Schwarzschild's Outer Metric Is Incompatible with Kepler's III Law

Brown, in his Reflections on Relativity attempts "to give a very plausible (if not entirely rigorous) derivation of Schwarzschild's metric purely from [a] knowledge of the inverse square characteristic of gravity, Kepler's third law for circular orbit, and the null intervals of light paths."

Brown bases his derivation on the space-time metric

$$d\tau^2=g_{tt}dt^2-r^2d\phi^2,$$

for purely circular motion in the equatorial plane ($\theta=\pi/2$), and at constant radius ($dr=0$). However, for null intervals of light paths $d\tau=0$ so his demonstration reduces to $g_{tt}=r^2\omega^2$, where we introduced the angular speed as $\omega=d\phi/dt$, with $t$ lab time. There is no constant of integration, and, even if we were to introduce Kepler's law

$$r^3\omega^2=GM,$$

we would get the desired result, $g_{tt}=1-2GM/c^2r$, which is the time component of the Schwarzschild metric. 

Poor Kepler didn't know the difference between local time, $\tau$, and coordinate time $t$, and, even if he had known, it wouldn't have changed any of his law, except maybe for small relativistic corrections. But, we want to use Kepler's III as it stands. Consequently, we work with the space part of the metric,

$$dt^2=g_{rr}dr^2+r^2d\phi^2.$$

One could object at this point and say we put $g_{tt}=1$ to derive the above equations. However, it will turn out that

$$g_{tt}g_{rr}=1,$$

so that multiplying each of the metric coefficient by the same factor does not change the curvature. 

For the metric

$$dt^2=E(r)dr^2+G(r)d\phi^2,$$

where the metric coefficient depend only on the radial coordinate $r$, the Gaussian curvature is

$$K_G=-\frac{1}{2\sqrt{EG}}\frac{d}{dr}\left[\frac{dG/dr}{\sqrt{EG}}\right].$$

Putting $E=(1-2GM/r)^{-1}$ and $G=r^2$ into the expression for $K_G$, we find

$$K_G=-\frac{GM}{r^3c^2}=-\frac{\omega^2}{c^2}<0,$$

where we used Kepler's III to get the second equality.

We want to compare this with Kepler's laws. Newton found the radius of curvature is given by

$$\rho=r/\sin\alpha=c/\omega>0,$$

where $\sin\alpha=r\omega/c$. The radius of curvature appear's in Newton's expression for the centripetal acceleration, $v^2/\rho$. (Please refer to a previous blog for the derivation.) 

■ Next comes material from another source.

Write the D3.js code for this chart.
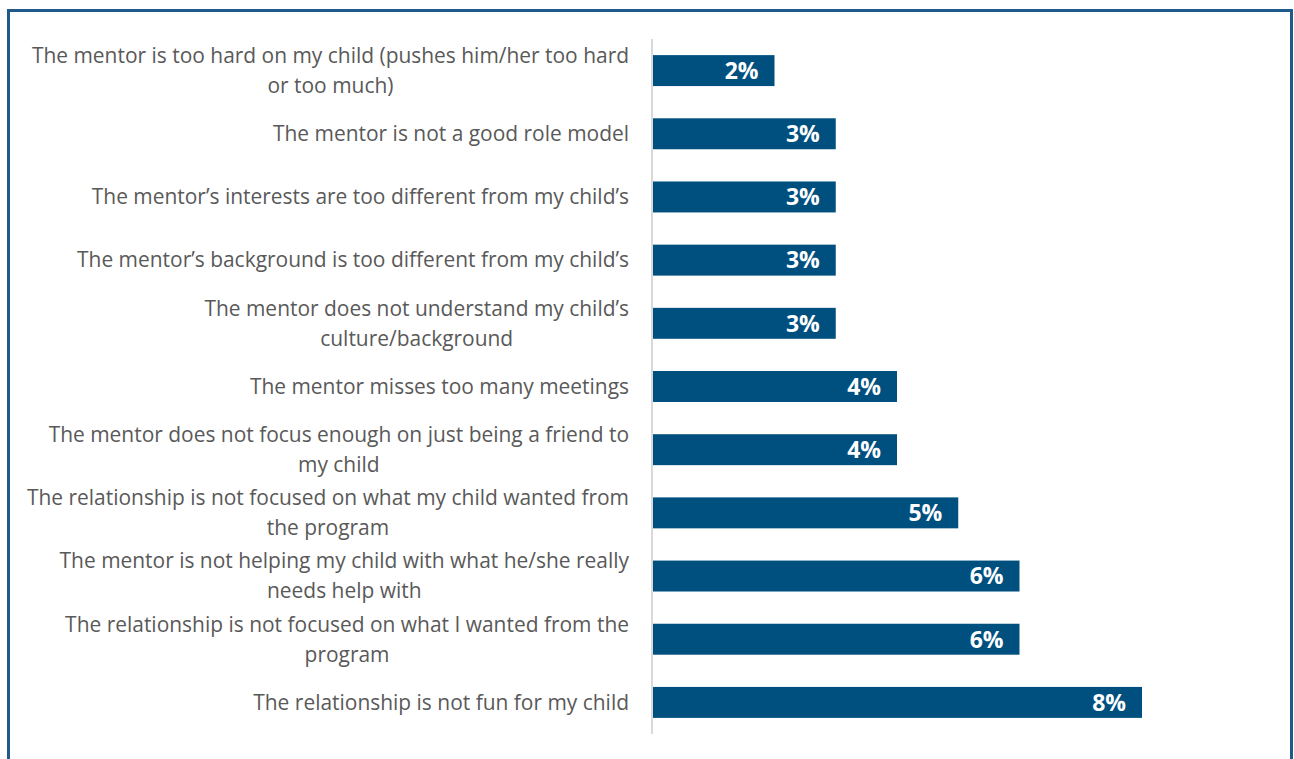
<!DOCTYPE html>
<html>
<head>
<meta charset="utf-8">
<script src="https://cdn.jsdelivr.net/npm/d3@7"></script>
<style>
  html, body { margin: 0; padding: 0; background: #fff; }
  svg { display: block; }
</style>
</head>
<body>
<svg id="chart" width="1294" height="759"></svg>
<script>
const categories = [
  "The mentor is too hard on my child (pushes him/her too hard\nor too much)",
  "The mentor is not a good role model",
  "The mentor’s interests are too different from my child’s",
  "The mentor’s background is too different from my child’s",
  "The mentor does not understand my child’s\nculture/background",
  "The mentor misses too many meetings",
  "The mentor does not focus enough on just being a friend to\nmy child",
  "The relationship is not focused on what my child wanted from\nthe program",
  "The mentor is not helping my child with what he/she really\nneeds help with",
  "The relationship is not focused on what I wanted from the\nprogram",
  "The relationship is not fun for my child"
];
const values = [2, 3, 3, 3, 3, 4, 4, 5, 6, 6, 8];
const valueLabels = ["2%", "3%", "3%", "3%", "3%", "4%", "4%", "5%", "6%", "6%", "8%"];

const svg = d3.select("#chart");

// frame
svg.append("rect")
  .attr("x", 8.5).attr("y", 10.5)
  .attr("width", 1283).attr("height", 760)
  .attr("fill", "none")
  .attr("stroke", "#1F5A8A")
  .attr("stroke-width", 3);

const x = d3.scaleLinear().domain([0, 8]).range([652, 1142]);
const y = d3.scaleBand().domain(categories).range([39, 734])
  .paddingInner(0.51).paddingOuter(0.255);

// bars
svg.append("g").selectAll("rect")
  .data(values)
  .join("rect")
  .attr("x", x(0) + 1)
  .attr("y", (d, i) => y(categories[i]))
  .attr("width", d => x(d) - x(0) - 1)
  .attr("height", y.bandwidth())
  .attr("fill", "#00507F");

// value labels
svg.append("g").selectAll("text")
  .data(values)
  .join("text")
  .attr("x", d => x(d) - 16)
  .attr("y", (d, i) => y(categories[i]) + y.bandwidth() / 2)
  .attr("dy", "0.36em")
  .attr("text-anchor", "end")
  .attr("fill", "#ffffff")
  .attr("font-family", "'Open Sans', sans-serif")
  .attr("font-weight", "bold")
  .attr("font-size", 23)
  .text((d, i) => valueLabels[i]);

// category axis
const yAxis = d3.axisLeft(y).tickSize(0).tickPadding(0).tickFormat("");
const axisG = svg.append("g").attr("transform", `translate(${x(0)},0)`).call(yAxis);
axisG.select(".domain").attr("stroke", "#D9D9D9").attr("stroke-width", 2)
  .attr("d", `M0,39V734`);

const lineH = 30;
const rightEdge = 629;
const labelG = svg.append("g");
categories.forEach(c => {
  const lines = c.split("\n");
  const cy = y(c) + y.bandwidth() / 2;
  const t = labelG.append("text")
    .attr("text-anchor", "middle")
    .attr("fill", "#595959")
    .attr("font-family", "'Open Sans', sans-serif")
    .attr("font-size", 20.95);
  const spans = lines.map((ln, k) => t.append("tspan")
      .attr("y", cy + (k - (lines.length - 1) / 2) * lineH)
      .attr("dy", "0.35em")
      .text(ln));
  const w = d3.max(spans, s => s.node().getComputedTextLength());
  spans.forEach(s => s.attr("x", rightEdge - w / 2));
});
</script>
</body>
</html>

The expression for Gaussian curvature says that Schwarzschild's outer metric is dealing with a hyperbolic point,  whereas Newton's radius of curvature says that it is an elliptic point. This is apparent from Kepler's I. The two are incompatible with one another, and we had no right to use Kepler's III to reduce the Gaussian curvature to a (negative) constant. Schwarzschild's outer solution is a hyperbolic metric of non-constant curvature.

Instead, if we set $E=(1-r^2\omega^2/c^2)^{-1}$ and $G=r^2$, we come out with a positive Gaussian curvature,

$$K_G=\frac{\omega^2}{c^2}>0.$$

Thus, we can set 

$$K_G=1/\rho^2,$$

showing that the metric of the inner solution is compatible with Kepler's laws. In fact, we were wrong to apply Kepler's III to the outer solution, which has a non-constant curvature---and there is absolutely nothing that can make it constant. 

We have remarked that if we divide the metric coefficients by the same factor, it will not change the curvature. Conformal transformations of the metric keep angles constant but change the magnification so that should not change the curvature. So if we take $E=(1-r^2\omega^2)^{-2}$ and $G=r^2/(1-r^2\omega/c^2)$, we come out with the well-known Beltrami metric, which I have shown to describe a uniformly accelerating disc. There is no need to apply Kepler's III since the metric is one of constant (positive) curvature.